In the records below, pick out all lines containing the word "this".

══════

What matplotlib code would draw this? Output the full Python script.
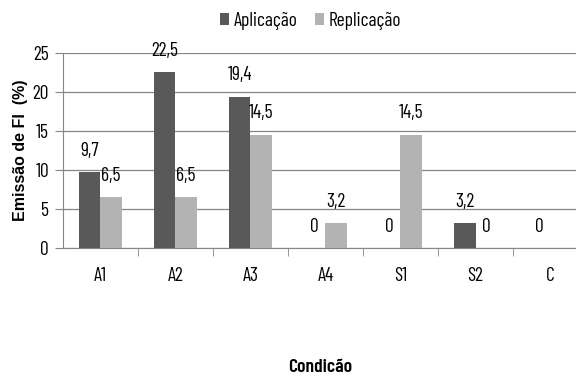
import numpy as np
import matplotlib
matplotlib.use('Agg')
import matplotlib.pyplot as plt

categorias = ['A1', 'A2', 'A3', 'A4', 'S1', 'S2', 'C']
aplicacao = [9.7, 22.5, 19.4, 0, 0, 3.2, 0]
replicacao = [6.5, 6.5, 14.5, 3.2, 14.5, 0, None]
rotulos_ap = ['9,7', '22,5', '19,4', '0', '0', '3,2', '0']
rotulos_rep = ['6,5', '6,5', '14,5', '3,2', '14,5', '0', '']

plt.rcParams['font.family'] = ['Barlow Condensed', 'DejaVu Sans']
tam = 14

fig = plt.figure(figsize=(5.76, 3.81), dpi=100)
ax = fig.add_axes([0.109, 0.349, 0.912, 0.512])

x = np.arange(len(categorias))
w = 0.29
cor_ap = '#595959'
cor_rep = '#b3b3b3'

rep_vals = [v if v is not None else 0 for v in replicacao]
b1 = ax.bar(x - w / 2, aplicacao, w, color=cor_ap, label='Aplicação', zorder=3)
b2 = ax.bar(x + w / 2, rep_vals, w, color=cor_rep, label='Replicação', zorder=3)

for i in range(len(x)):
    ax.annotate(rotulos_ap[i], (x[i] - w / 2, aplicacao[i]), xytext=(0, 9),
                textcoords='offset points', ha='center', va='bottom', fontsize=tam)
    if rotulos_rep[i]:
        ax.annotate(rotulos_rep[i], (x[i] + w / 2, rep_vals[i]), xytext=(0, 9),
                    textcoords='offset points', ha='center', va='bottom', fontsize=tam)

ax.set_xlim(-0.5, len(categorias) - 0.5)
ax.set_ylim(0, 25)
ax.set_yticks([0, 5, 10, 15, 20, 25])
ax.set_xticks(x)
ax.set_xticklabels(categorias)
ax.set_xticks(np.arange(len(categorias)) + 0.5, minor=True)
ax.tick_params(axis='x', which='major', length=0, pad=14, labelsize=tam)
ax.tick_params(axis='x', which='minor', length=6, color='#868686')
ax.tick_params(axis='y', length=6, color='#868686', labelsize=tam, pad=4)

ax.yaxis.grid(True, color='#868686', linewidth=0.9, zorder=0)
for s in ['top', 'right']:
    ax.spines[s].set_visible(False)
ax.spines['left'].set_color('#868686')
ax.spines['bottom'].set_color('#868686')

ax.set_ylabel('Emissão de FI  (%)', family='Liberation Sans', fontweight='bold',
              fontsize=11.5, labelpad=3)
fig.text(0.556, 0.035, 'Condicão', ha='center', va='center', fontsize=tam,
         fontweight='semibold')

fig.legend(handles=[b1, b2], loc='center', bbox_to_anchor=(0.54, 0.945), ncol=2,
           frameon=False, fontsize=tam, handlelength=0.45, handleheight=0.6,
           handletextpad=0.25, columnspacing=0.9)

fig.savefig('out.png', dpi=100)
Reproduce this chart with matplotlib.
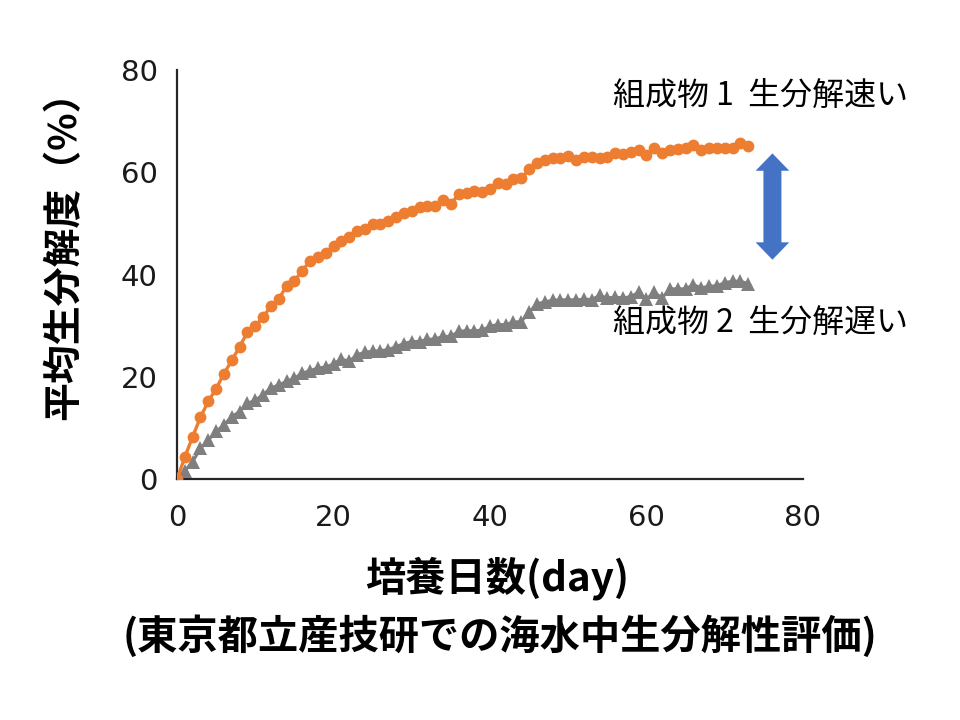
import matplotlib
matplotlib.use("Agg")
import matplotlib.pyplot as plt
from matplotlib.patches import Polygon

plt.rcParams['font.family'] = ['DejaVu Sans', 'Noto Sans CJK JP']

# days of incubation
days = [0, 1, 2, 3, 4, 5, 6, 7, 8, 9,
        10, 11, 12, 13, 14, 15, 16, 17, 18, 19,
        20, 21, 22, 23, 24, 25, 26, 27, 28, 29,
        30, 31, 32, 33, 34, 35, 36, 37, 38, 39,
        40, 41, 42, 43, 44, 45, 46, 47, 48, 49,
        50, 51, 52, 53, 54, 55, 56, 57, 58, 59,
        60, 61, 62, 63, 64, 65, 66, 67, 68, 69,
        70, 71, 72, 73]

# composition 1 (fast)
comp1 = [0, 4.3, 8.3, 12.1, 15.2, 17.7, 20.6, 23.2, 25.9, 28.7,
         29.9, 31.7, 33.8, 35.2, 37.8, 38.8, 40.7, 42.7, 43.4, 44.3,
         45.5, 46.6, 47.3, 48.6, 48.9, 49.9, 49.8, 50.4, 51.2, 52.1,
         52.5, 53.2, 53.5, 53.4, 54.5, 53.8, 55.7, 56.0, 56.3, 56.1,
         56.8, 58.0, 57.8, 58.6, 58.8, 60.6, 61.9, 62.4, 62.7, 62.7,
         63.1, 62.4, 62.9, 62.9, 62.7, 62.9, 63.7, 63.5, 64.0, 64.4,
         63.3, 64.8, 63.7, 64.4, 64.5, 64.8, 65.4, 64.4, 64.7, 64.7,
         64.7, 64.8, 65.8, 65.2]

# composition 2 (slow)
comp2 = [0, 1.6, 3.4, 6.0, 7.6, 9.3, 10.6, 12.2, 13.2, 14.8,
         15.4, 16.5, 17.8, 18.4, 19.1, 19.7, 20.7, 21.2, 21.7, 21.9,
         22.5, 23.5, 23.0, 24.3, 24.8, 25.0, 25.1, 25.3, 25.9, 26.5,
         26.9, 26.9, 27.3, 27.4, 27.9, 27.9, 28.9, 29.0, 29.0, 29.1,
         29.9, 30.2, 30.2, 30.7, 30.8, 32.6, 34.3, 34.6, 35.0, 35.0,
         35.1, 35.0, 35.2, 35.1, 35.9, 35.4, 35.6, 35.4, 35.7, 36.5,
         35.2, 36.5, 35.4, 37.2, 37.2, 37.2, 38.0, 37.4, 37.7, 37.8,
         38.4, 38.7, 38.7, 38.2]

ticks = [0, 20, 40, 60, 80]

ORANGE = "#ED7D31"
GRAY = "#7F7F7F"
BLUE = "#4472C4"
CJK = ['Noto Sans CJK JP', 'DejaVu Sans']

fig = plt.figure(figsize=(9.6, 7.2), dpi=100)
ax = fig.add_axes([0.1844, 0.3347, 0.652, 0.568])

ax.plot(days, comp2, color=GRAY, lw=2.2, marker="^", ms=9.5,
        markeredgewidth=0, zorder=3)
ax.plot(days, comp1, color=ORANGE, lw=2.4, marker="o", ms=8.5,
        markeredgewidth=0, zorder=4)

ax.set_xlim(0, 80)
ax.set_ylim(0, 80)
ax.set_xticks(ticks)
ax.set_yticks(ticks)
ax.tick_params(length=0, labelsize=21, pad=14, colors="#1a1a1a")
ax.tick_params(axis="x", pad=18)

for s in ["top", "right"]:
    ax.spines[s].set_visible(False)
for s in ["left", "bottom"]:
    ax.spines[s].set_color("#262626")
    ax.spines[s].set_linewidth(1.6)

ax.set_ylabel("平均生分解度（%）", fontsize=28, fontweight="bold", family=CJK)
ax.yaxis.set_label_coords(-0.150, 0.57)
ax.set_xlabel("培養日数(day)", fontsize=29, fontweight="bold", family=CJK)
ax.xaxis.set_label_coords(0.511, -0.19)
fig.text(0.521, 0.1153, "(東京都立産技研での海水中生分解性評価)", fontsize=29,
         fontweight="bold", family=CJK, ha="center", va="center")

# annotations
ax.text(55.7, 74.9, "組成物 1  生分解速い", fontsize=23, family=CJK,
        ha="left", va="center", clip_on=False)
ax.text(55.7, 30.6, "組成物 2  生分解遅い", fontsize=23, family=CJK,
        ha="left", va="center", clip_on=False)

# double-headed block arrow between the two curves
arr_x, arr_top, arr_bot = 76.1, 63.7, 42.9
shaft_hw, head_hw, head_len = 1.15, 2.15, 3.4
arrow_outline = [
    (arr_x, arr_top),
    (arr_x + head_hw, arr_top - head_len),
    (arr_x + shaft_hw, arr_top - head_len),
    (arr_x + shaft_hw, arr_bot + head_len),
    (arr_x + head_hw, arr_bot + head_len),
    (arr_x, arr_bot),
    (arr_x - head_hw, arr_bot + head_len),
    (arr_x - shaft_hw, arr_bot + head_len),
    (arr_x - shaft_hw, arr_top - head_len),
    (arr_x - head_hw, arr_top - head_len),
]
ax.add_patch(Polygon(arrow_outline, closed=True, facecolor=BLUE, lw=0,
                     clip_on=False, zorder=5))

fig.savefig("out.png", dpi=100)
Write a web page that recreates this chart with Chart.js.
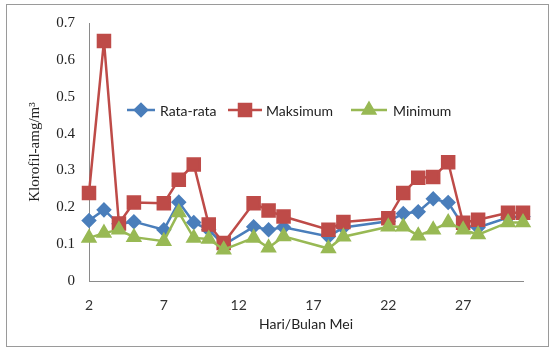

══════

◆ **Answer to the exercise**
What matplotlib code would draw this? Output the full Python script.
Reproduce this chart with matplotlib.
Write a web page that recreates this chart with Chart.js.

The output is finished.